I took out the excess fullness in the back by adding in another dart, rather than take the vent any further. The top does have a swap back adjustment, rolled shoulder adjectment, full bust adjustment and additional fiddling with the front gathers to have them where the fullness is needed.

overlocker 0 – velosewer 1

Yesterday I was trying to finish the black wrap blouse with border embroidery and the overlocker kept making uneven stitches. I rethreaded the little terror a few times with no luck. The thread was running out and broke while rethreading the new thread. I have a Janome mylock 534D.

My blouse fabric ripped at the sleeve edge on one of the front pieces while I was trying it on.
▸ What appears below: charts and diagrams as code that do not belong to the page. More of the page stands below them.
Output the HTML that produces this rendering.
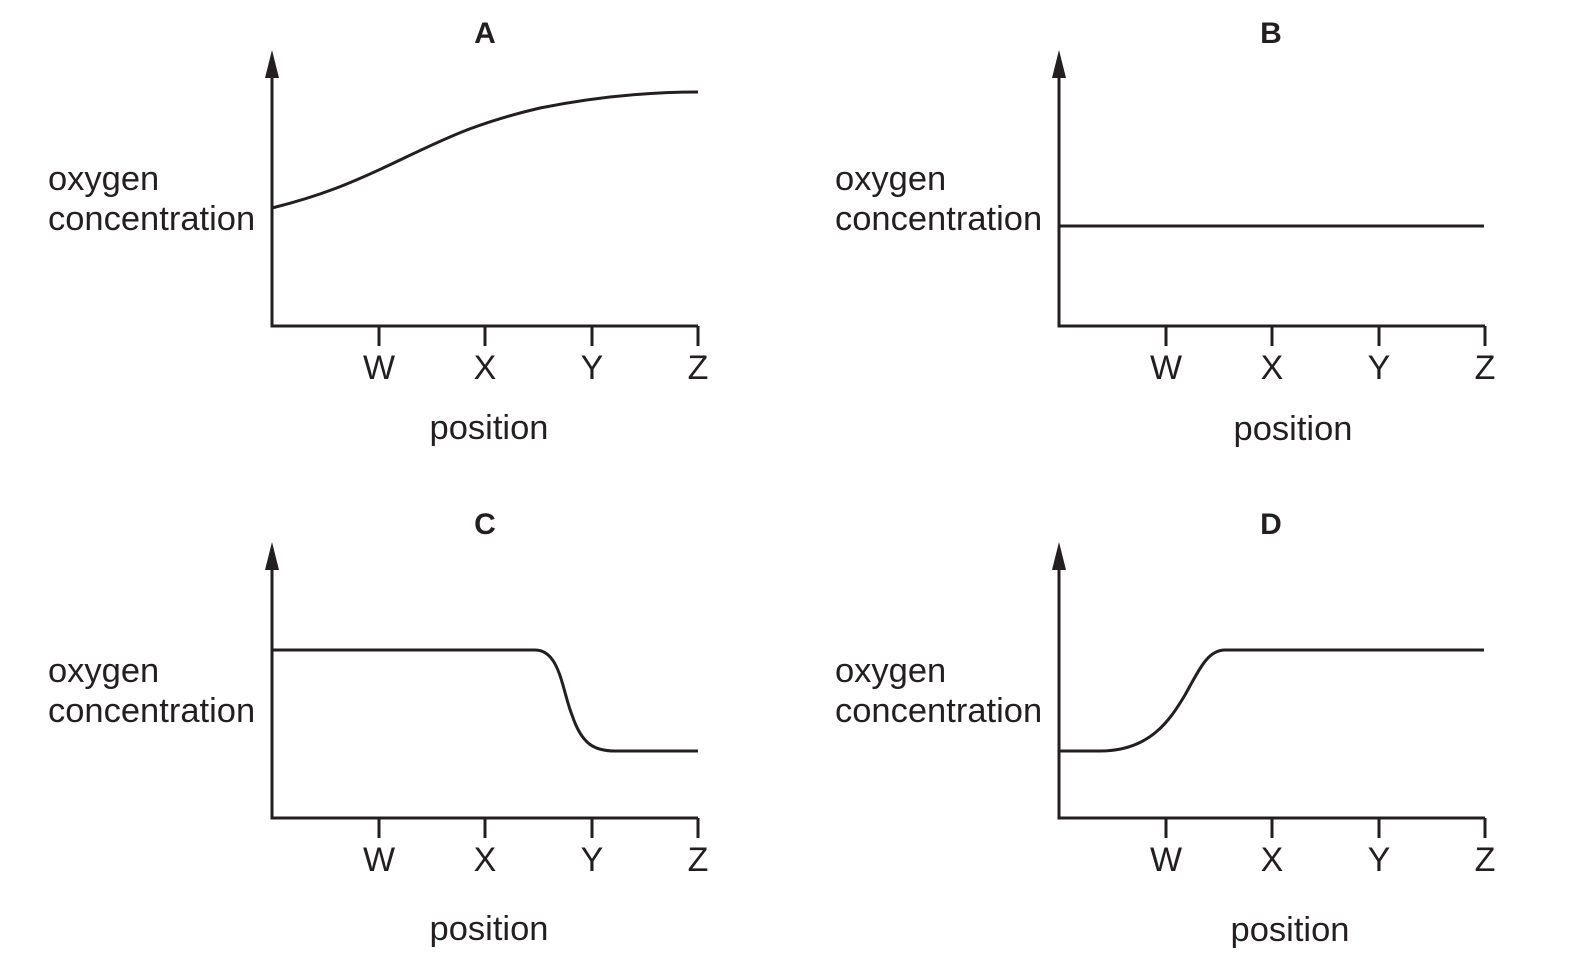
<!DOCTYPE html>
<html><head><style>
html,body{margin:0;padding:0;background:#fff;}
svg text{font-family:"Liberation Sans",Arial,sans-serif;fill:#231f20;}
</style></head><body>
<svg width="1570" height="955" viewBox="0 0 1570 955" xmlns="http://www.w3.org/2000/svg">
<defs>
<g id="ax">
<path d="M272 72 V326 H698" fill="none" stroke="#231f20" stroke-width="3"/>
<path d="M265 78 L272 50 L279 78 Z" fill="#231f20"/>
<path d="M379 326 V346 M485 326 V346 M592 326 V346 M698 326 V346" stroke="#231f20" stroke-width="3"/>
<text x="48" y="190" font-size="34.5">oxygen</text>
<text x="48" y="230" font-size="34.5">concentration</text>
<g font-size="34" text-anchor="middle">
<text x="379" y="379">W</text><text x="485" y="379">X</text><text x="592" y="379">Y</text><text x="698" y="379">Z</text>
</g>
</g>
</defs>
<use href="#ax"/>
<use href="#ax" transform="translate(787,0)"/>
<use href="#ax" transform="translate(0,492)"/>
<use href="#ax" transform="translate(787,492)"/>
<g font-size="34.5" text-anchor="middle">
<text x="489" y="439">position</text>
<text x="1293" y="440">position</text>
<text x="489" y="940">position</text>
<text x="1290" y="941">position</text>
</g>
<g font-size="30" font-weight="bold" text-anchor="middle">
<text x="485" y="43">A</text><text x="1271" y="43">B</text>
<text x="485" y="534">C</text><text x="1271" y="534">D</text>
</g>
<g fill="none" stroke="#231f20" stroke-width="3">
<path d="M272 208 C320 196 350 184 400 160 C450 136 480 122 540 108 C600 96 650 92 698 92"/>
<path d="M1059 226 H1484"/>
<path d="M272 650 H535 C560 650 562 690 572 715 C582 745 595 751 615 751 H698"/>
<path d="M1059 751 H1100 C1150 751 1170 720 1185 695 C1200 668 1208 650 1225 650 H1484"/>
</g>
</svg>
</body></html>
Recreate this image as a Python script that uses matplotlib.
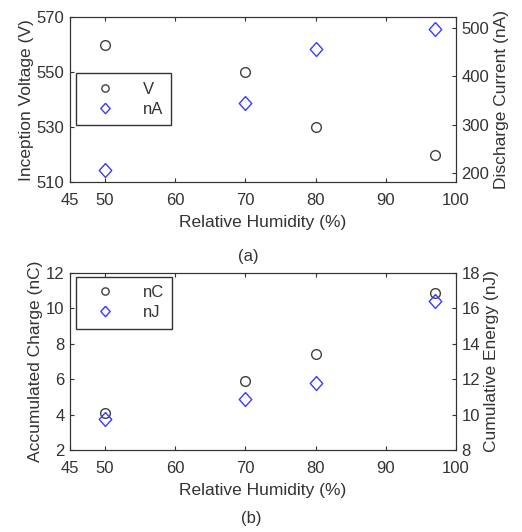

Part of the challenge of the blouse is getting the gathers to sit on the bust. The rip made me a bit fearful that the fabric was weak, so I decided to overlock the seam edges.

In the end, I replaced the thread on the right lower looper and rethreaded it
Step 1. right lower looper,

Step 2. left lower looper,
Step 3. right upper thread
Step 4. left upper thread.

Now I’m putting the sleeves on. They have gathers at the sleeve head and I’ll make them a bit gathered at the sleeve hem too. I might raise the sleeve hem as well.

Border line – Butterick 5328

As I’m still working on my SWAP, I found a piece of black woven fabric with a heavy embroidered border. I bought this from Pitt Trading at least three years ago. I thought it would be good on a dress but I’ve used this on the bottom hem of this cross over top.

I’m using Butterick 5328 and I’ve already made this up twice before.

This week I was in the mood to alter and cut out a few pieces to sew on the weekend and this was one of them. A pattern piece was missing so I traced this from a top I made up last year (lucky).
I’ve added a full bust adjustment and I’ve made the sleeve gathered. I’m not sure how long/short the sleeve will be as yet. It will depend on where it ends, in relation to my bust. I always avoid sleeve hems that are level with my bust. I don’t need the attention here.